I’ve waited quite a while for this album. Lori Lieberman’s last album, Gun Metal Sky, came out three years ago, and it was a marvel of subtle beauty. Bend Like Steel was worth the wait. This is a personal album, and the beautifully rendered musical settings here are even more intimate than last time. The basic band has Lieberman switching off between acoustic guitar and piano, plus additional acoustic, stand-up bass, and percussion. There are also cello parts on many of the songs, and an electric guitar is sometimes added with the lightest of touches. It would be a mistake to add much to this. Lieberman is a passionate singer here, but she does not raise her voice much. She often gets quieter for emotional effect where most singers would get louder. So it is remarkable how well her voice and Monty Byrom’s baritone combine on the album’s one duet number, Mr and Mrs Make-Believe. Byrom must match Lieberman’s subtlety with his own, and too few singers know how to do that.

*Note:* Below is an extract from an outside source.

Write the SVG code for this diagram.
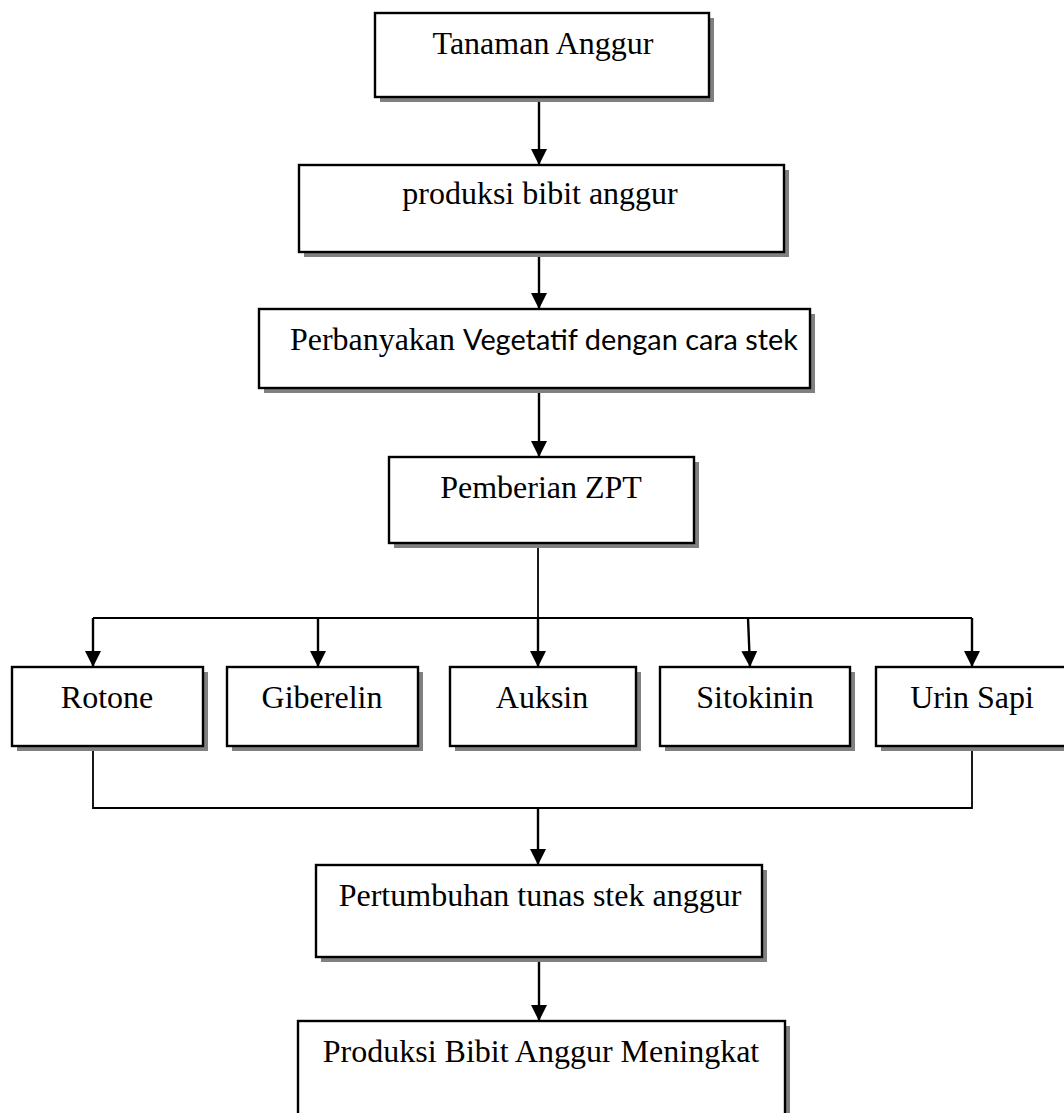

The big surprise to me about Bend Like Steel was the content of the lyrics. Lieberman has been making music for almost 40 years, and I haven’t heard nearly all of it. But this album feels like Lieberman had some kind of a breakthrough, and years of pent up emotion came out in the writing of these songs. Lieberman says in the liner notes, “A writing streak led to the making of this CD… where the more I said, the more I felt I needed to say.” The album opens with songs of love gone wrong. If Not Now feels like a snapshot of a moment when a woman who has been isolated in an abusive relationship decides to break out. Mr and Mrs Make-Believe depicts a hollow marriage, where their acquaintances believe they are the perfect couple, but their relationship is actually loveless. Cup of Girl is one of the most heartfelt songs on an album full of them; it depicts a singer who has been manipulated, but has finally decided to take control. The song uses an extended metaphor of a recipe, and this is a device that could have failed miserably, but Lieberman nails it. As the album progresses, the emotional tone begins to shift. Now, the narrator who had been so unlucky in love begins to find the real thing. My Sister’s Boyfriend is a flashback that represents a long-sought ideal for what love should be. The relationship in the song did not endure, and there is a heart-stopping moment in the song that explains why not with one word. I don’t want to give a spoiler by saying more, but you will know the moment I mean when you hear it. That one moment sums up everything that is so right about this album. These Things is a wonderfully ironic song; after recounting all of the experiences that could have warned her off of love forever elsewhere on this album, Lieberman finds herself in this song assuring a new lover that he does not have to let his past hurts scare him away from her. And that sums up what Lieberman has taken away from all of these experiences, and what she wants the listener to take away from this album. Through it all, Lieberman never lost her faith in true love, and so, she was ready when it found her at last. Netherlands finds her in that country for the first time since 1975, and it completes a circle for her. And There’s a Harbor closes the album with an affirmation of the power of love. Lieberman didn’t write this one, but she chose the perfect song to conclude this journey.
And it is a journey. Much care has obviously gone into sequencing the songs on Bend Like Steel. This is an album that should be heard straight through in one sitting if possible. Heard this way, the album tells a story that is real, but also heartwarming in the end.